Morrison’s desire to exclude Russia from the G20 is not straight forward, with Saudi Arabia, China, and perhaps India (although that depends if Russia continues to support Pakistan with talk about Kashmir being ‘disputed territory’) standing to block any such action.
Zelenskyy has remained in Ukraine to defend the country.
Many nations stand in support of Ukraine, with a wide range of military aid being offered. The United States is sending $350 million US Dollars worth of weapons into the region, while the UK has already been shipping anti-tank missile launchers.
Anti-armour and anti-tank missiles have been particularly important as Russia rolls through the area in tank convoys that had been seen massing on the border for many months. Crowds of civilians have been caught on camera walking out to meet the tanks, forcing Russian forces to turn around.
Other measures include crippling financial restrictions, the withdrawal of Russian products, and personal seizures of assets belonging to Russian politicians and businessmen. International corporations are abandoning their Russian investments as the region destabilises. Vodka is being pulled for shelves all around the world, while Australia ditched the ‘Compare the Market’ ads featuring a Russian meerkats named Alexander and Sergei so that they would not appear after news broadcasts related to Ukraine coverage.
The Russian currency continues to run as both feared and expected. Interest rates have been raised to 20% by the Russian Central bank. Markets have crashed and the financial impact of Putin’s war is starting to hurt ordinary Russians.
With Russian planes now in the skies above Ukraine and Russian tanks on the ground enforcing check-points on key access routes, getting supplies to Ukraine is a challenge for the military.
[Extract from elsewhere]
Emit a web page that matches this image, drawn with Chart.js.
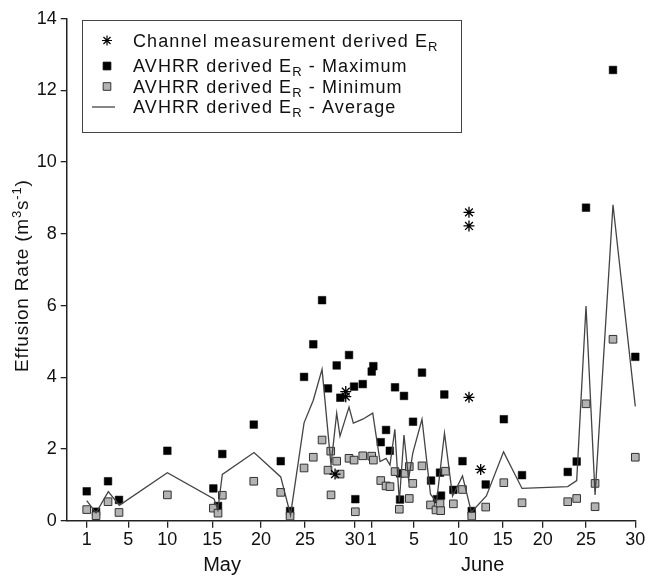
<!DOCTYPE html>
<html>
<head>
<meta charset="utf-8">
<script src="https://cdn.jsdelivr.net/npm/chart.js@4.4.1/dist/chart.umd.min.js"></script>
<style>
  html, body { margin: 0; padding: 0; background: #fff; }
</style>
</head>
<body>
<canvas id="effusionChart" width="658" height="576"></canvas>
<script>
// x values are days counted from 1 May (1 June = 32)
var tickDays   = [1, 5.55, 9.82, 14.74, 20.06, 24.88, 30.31, 32.17, 36.8, 41.64, 46.5, 50.87, 55.61, 61];
var tickLabels = ['1', '5', '10', '15', '20', '25', '30', '1', '5', '10', '15', '20', '25', '30'];
var monthLabels = ['May', 'June'];

var channelDays   = [28.16, 29.33, 29.33, 42.81, 42.81, 42.81, 44.09];
var channelValues = [1.30, 3.60, 3.46, 8.60, 8.22, 3.44, 1.43];

var maxDays = [1.0, 2.02, 3.33, 4.53, 9.82, 14.85, 15.36, 15.83, 19.27, 22.22, 23.24, 24.77, 25.78, 26.74, 27.39,
  28.34, 28.74, 29.69, 30.24, 30.38, 31.19, 32.17, 32.35, 33.16, 33.74, 34.15, 34.72, 35.27, 35.27, 35.70,
  36.69, 37.67, 38.66, 39.31, 39.64, 39.75, 40.11, 41.10, 42.10, 43.11, 44.64, 46.62, 48.61, 53.61, 54.59,
  55.61, 58.56, 61.0];
var maxValues = [0.82, 0.25, 1.10, 0.58, 1.95, 0.90, 0.41, 1.86, 2.68, 1.66, 0.27, 4.01, 4.92, 6.15, 3.69,
  4.33, 3.43, 4.62, 3.74, 0.60, 3.81, 4.16, 4.31, 2.19, 2.53, 1.95, 3.72, 0.59, 1.32, 3.48,
  2.76, 4.13, 1.12, 0.60, 1.34, 0.70, 3.52, 0.86, 1.66, 0.27, 1.01, 2.83, 1.27, 1.36, 1.65,
  8.73, 12.57, 4.57];

var minDays = [1.0, 2.02, 3.33, 4.53, 9.82, 14.85, 15.36, 15.83, 19.27, 22.22, 23.24, 24.77, 25.78, 26.74, 27.39,
  27.69, 27.72, 28.34, 28.71, 29.69, 30.24, 30.38, 31.19, 32.17, 32.35, 33.16, 33.74, 34.17, 34.72, 35.19,
  35.81, 36.28, 36.28, 36.66, 37.67, 38.60, 39.20, 39.64, 39.72, 40.24, 41.10, 42.10, 43.11, 44.64, 46.62,
  48.61, 53.61, 54.59, 55.61, 56.60, 56.60, 58.56, 61.0];
var minValues = [0.31, 0.14, 0.53, 0.23, 0.72, 0.35, 0.21, 0.71, 1.10, 0.79, 0.13, 1.47, 1.77, 2.25, 1.41,
  1.94, 0.72, 1.66, 1.30, 1.74, 1.69, 0.25, 1.81, 1.80, 1.69, 1.12, 0.97, 0.95, 1.37, 0.32,
  1.32, 1.51, 0.62, 1.04, 1.53, 0.44, 0.30, 0.48, 0.28, 1.38, 0.47, 0.87, 0.13, 0.38, 1.06,
  0.50, 0.53, 0.62, 3.26, 1.04, 0.39, 5.06, 1.77];

var avgDays = [1.0, 2.02, 3.36, 4.57, 9.82, 14.92, 15.34, 15.83, 19.30, 22.22, 23.29, 24.77, 25.78, 26.74, 27.72,
  28.34, 28.70, 29.69, 30.16, 31.19, 32.28, 33.08, 33.74, 34.17, 34.70, 35.19, 35.70, 36.20, 36.67, 37.67,
  38.60, 39.26, 40.13, 41.01, 42.10, 43.07, 44.71, 46.59, 48.61, 53.61, 54.59, 55.61, 56.60, 58.56, 61.0];
var avgValues = [0.56, 0.22, 0.81, 0.43, 1.34, 0.61, 0.30, 1.29, 1.90, 1.22, 0.16, 2.73, 3.36, 4.22, 1.55,
  3.0, 2.36, 3.17, 2.72, 2.83, 3.0, 1.65, 1.74, 1.55, 2.55, 0.52, 2.39, 1.16, 1.89, 2.83,
  0.74, 0.52, 2.44, 0.69, 1.25, 0.24, 0.69, 1.92, 0.90, 0.95, 1.12, 5.99, 0.72, 8.81, 3.19];

function toPoints(xs, ys) {
  return xs.map(function (x, i) { return { x: x, y: ys[i] }; });
}

var FONT = '"Liberation Sans", Arial, Helvetica, sans-serif';
Chart.defaults.font.family = FONT;
Chart.defaults.font.size = 18;
Chart.defaults.color = '#111';

// draws a run of [text, size, raise] pieces starting at x, returns end x
function drawRun(ctx, parts, x, y, measureOnly) {
  parts.forEach(function (p) {
    ctx.font = p[1] + 'px ' + FONT;
    if (!measureOnly) ctx.fillText(p[0], x, y - p[2]);
    x += ctx.measureText(p[0]).width;
  });
  return x;
}

// month names under the day ticks + rotated y title with superscripts
var textPlugin = {
  id: 'extraText',
  afterDraw: function (chart) {
    var ctx = chart.ctx, xs = chart.scales.x, area = chart.chartArea;
    var centers = [15.8, 44.3];
    ctx.save();
    ctx.font = '20px ' + FONT;
    ctx.fillStyle = '#111';
    ctx.textAlign = 'center';
    ctx.textBaseline = 'middle';
    monthLabels.forEach(function (m, i) {
      ctx.fillText(m, xs.getPixelForValue(centers[i]), 565);
    });

    var title = [['Effusion Rate (m', 19, 0], ['3', 13, 7], ['s', 19, 0], ['-1', 13, 7], [')', 19, 0]];
    ctx.textAlign = 'left';
    ctx.textBaseline = 'alphabetic';
    ctx.letterSpacing = '0.8px';
    var w = drawRun(ctx, title, 0, 0, true);
    ctx.translate(28, (area.top + area.bottom) / 2 + 6);
    ctx.rotate(-Math.PI / 2);
    drawRun(ctx, title, -w / 2, 0, false);
    ctx.restore();
  }
};

// boxed legend with subscript R
var legendPlugin = {
  id: 'boxLegend',
  afterDraw: function (chart) {
    var ctx = chart.ctx;
    var rows = [
      { pre: 'Channel measurement derived E', post: '', kind: 'star' },
      { pre: 'AVHRR derived E', post: ' - Maximum', kind: 'max' },
      { pre: 'AVHRR derived E', post: ' - Minimum', kind: 'min' },
      { pre: 'AVHRR derived E', post: ' - Average', kind: 'line' }
    ];
    var baselines = [46.5, 72, 92.5, 113];
    ctx.save();
    ctx.fillStyle = '#fff';
    ctx.fillRect(82, 20, 380, 113);
    ctx.strokeStyle = '#444';
    ctx.lineWidth = 1;
    ctx.strokeRect(82.5, 20.5, 379, 112);
    rows.forEach(function (r, i) {
      var by = baselines[i], cy = by - 6;
      if (r.kind === 'line') {
        ctx.strokeStyle = '#444';
        ctx.lineWidth = 1.3;
        ctx.beginPath();
        ctx.moveTo(92, cy);
        ctx.lineTo(115, cy);
        ctx.stroke();
      } else {
        var opt = r.kind === 'star'
          ? { pointStyle: 'star', radius: 5, rotation: 0, borderWidth: 1.2 }
          : { pointStyle: 'rect', radius: 5.4, rotation: 0, borderWidth: 1 };
        ctx.fillStyle = r.kind === 'min' ? '#b3b3b3' : '#000';
        ctx.strokeStyle = r.kind === 'min' ? '#333' : '#000';
        ctx.lineWidth = opt.borderWidth;
        Chart.helpers.drawPoint(ctx, opt, 107, cy);
      }
      ctx.fillStyle = '#111';
      ctx.textAlign = 'left';
      ctx.textBaseline = 'alphabetic';
      ctx.letterSpacing = '1.1px';
      drawRun(ctx, [[r.pre, 18, 0], ['R', 13, -4], [r.post, 18, 0]], 133, by, false);
    });
    ctx.restore();
  }
};

new Chart(document.getElementById('effusionChart').getContext('2d'), {
  type: 'scatter',
  data: {
    datasets: [
      {
        label: 'Channel measurement derived ER',
        data: toPoints(channelDays, channelValues),
        pointStyle: 'star',
        pointRadius: 5.5,
        borderColor: '#000',
        borderWidth: 1.3,
        backgroundColor: '#000',
        clip: false,
        order: 0
      },
      {
        type: 'line',
        label: 'AVHRR derived ER - Average',
        data: toPoints(avgDays, avgValues),
        borderColor: '#444',
        borderWidth: 1.3,
        pointRadius: 0,
        fill: false,
        tension: 0,
        clip: false,
        order: 1
      },
      {
        label: 'AVHRR derived ER - Minimum',
        data: toPoints(minDays, minValues),
        pointStyle: 'rect',
        pointRadius: 5.4,
        backgroundColor: '#b3b3b3',
        borderColor: '#333',
        borderWidth: 1,
        clip: false,
        order: 2
      },
      {
        label: 'AVHRR derived ER - Maximum',
        data: toPoints(maxDays, maxValues),
        pointStyle: 'rect',
        pointRadius: 5.4,
        backgroundColor: '#000',
        borderColor: '#000',
        borderWidth: 0.5,
        clip: false,
        order: 3
      }
    ]
  },
  options: {
    responsive: false,
    animation: false,
    layout: { padding: { top: 18.7, right: 22.7, left: 0, bottom: 0 } },
    plugins: { legend: { display: false }, tooltip: { enabled: false } },
    scales: {
      x: {
        type: 'linear',
        min: -1.19,
        max: 61,
        afterBuildTicks: function (scale) {
          scale.ticks = tickDays.map(function (v) { return { value: v }; });
        },
        afterFit: function (scale) { scale.height = 55.3; },
        ticks: {
          autoSkip: false,
          maxRotation: 0,
          padding: 2,
          color: '#111',
          font: { size: 18 },
          callback: function (value, index) { return tickLabels[index]; }
        },
        grid: { display: true, drawOnChartArea: false, drawTicks: true, tickLength: 7, color: '#222', lineWidth: 1.3 },
        border: { display: true, color: '#222', width: 1.5 }
      },
      y: {
        min: 0,
        max: 14,
        afterFit: function (scale) { scale.width = 66.7; },
        ticks: { stepSize: 2, padding: 4, color: '#111', font: { size: 18 } },
        grid: { display: true, drawOnChartArea: false, drawTicks: true, tickLength: 6, color: '#222', lineWidth: 1.3 },
        border: { display: true, color: '#222', width: 1.5 }
      }
    }
  },
  plugins: [textPlugin, legendPlugin]
});
</script>
</body>
</html>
The Prime Minister’s move to send weapons has surprised some because of the clear and present risk posed by China in the Pacific, with Australia notoriously under-prepared and resourced to handle a local conflict if Xi Jinping were to make good on his numerous and sustained threats on Taiwan sovereignty.
Others have warned Australia that the Prime Minister’s decision to interview has dramatically increased the risk of cyber attack to the Australian government, businesses, and individuals. There is a fear that Australia will be exposed to ransomware attacks by Russian Criminals, no longer being policed by the Putin government.
The threat is, at present, a prediction only.
“I can report that to date, we have not seen the state-sponsored cyber activity to Australia, but we should remain on the ready,” said Morrison.
“We know from history that Russian troops can be particularly brutal, and I think people should brace themselves for what we’re going to see out of the Ukraine in the coming days and weeks,” said Peter Dutton, Australia’s Defence Minister.